Reduce your expenses
Though it seems obvious, reducing your expenses is the first and most vital step in learning how to saving money. It is pretty easy overall. Just look at your budget and find places where you can trim it just a little. Maybe you do not need cable after all, or perhaps slower internet is something you could live with. Better still, why not cancel the landline and just use your cell phone? There are many ways to cut back on expenses that do not even involve sacrificing too much about the way you live. However you choose to trim your budget, take that savings and commit to saving it back for those emergency situations or even for retirement.
Increase your income
As you learn how to start saving money, it is going to become obvious that increasing your income is going to be one of the most beneficial ways to start. This could involve asking for a raise at work, picking up a second job, or finding a way to make some extra money from home.
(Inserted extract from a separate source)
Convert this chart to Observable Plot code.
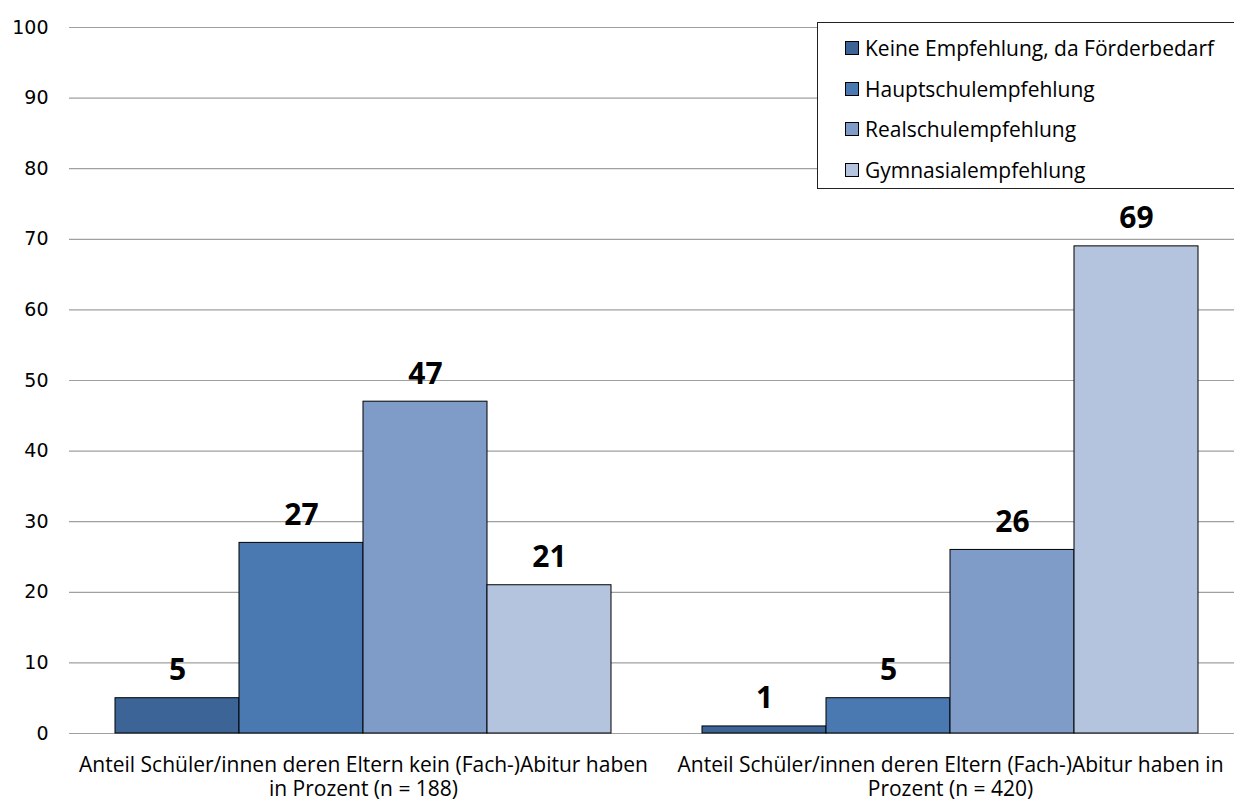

Whatever route you end up taking, you can save a portion or all of that additional income because you already know that you are making ends meet without it. This is a great way to build up an emergency fund very quickly and can even eventually translate into some sort of investment, allowing you to use the money you have made to make you more money without much additional effort on your part.
Invest what you save
Once you have built up a healthy savings, you may wish to start looking at possible investments to put some of it into. While some investments do carry some level of risk like stocks, others like certificate of deposits are FDIC insured and thus care very little risk of loss or none if you are investing less than the maximum they insure. The thing to watch out for with investments is that often times, it takes a little time to exchange your investment tools for cash and thus you will want to be sure you keep enough back in case of an emergency, so you can avoid the high interest rates associated with relying on a credit card for such situations. At the very least, be sure to keep your savings in a savings account to reap the modest interest earned from merely allowing it to sit there.
Now that you are aware of a few strategies to start saving for emergencies and the future, see if you can make them work for you.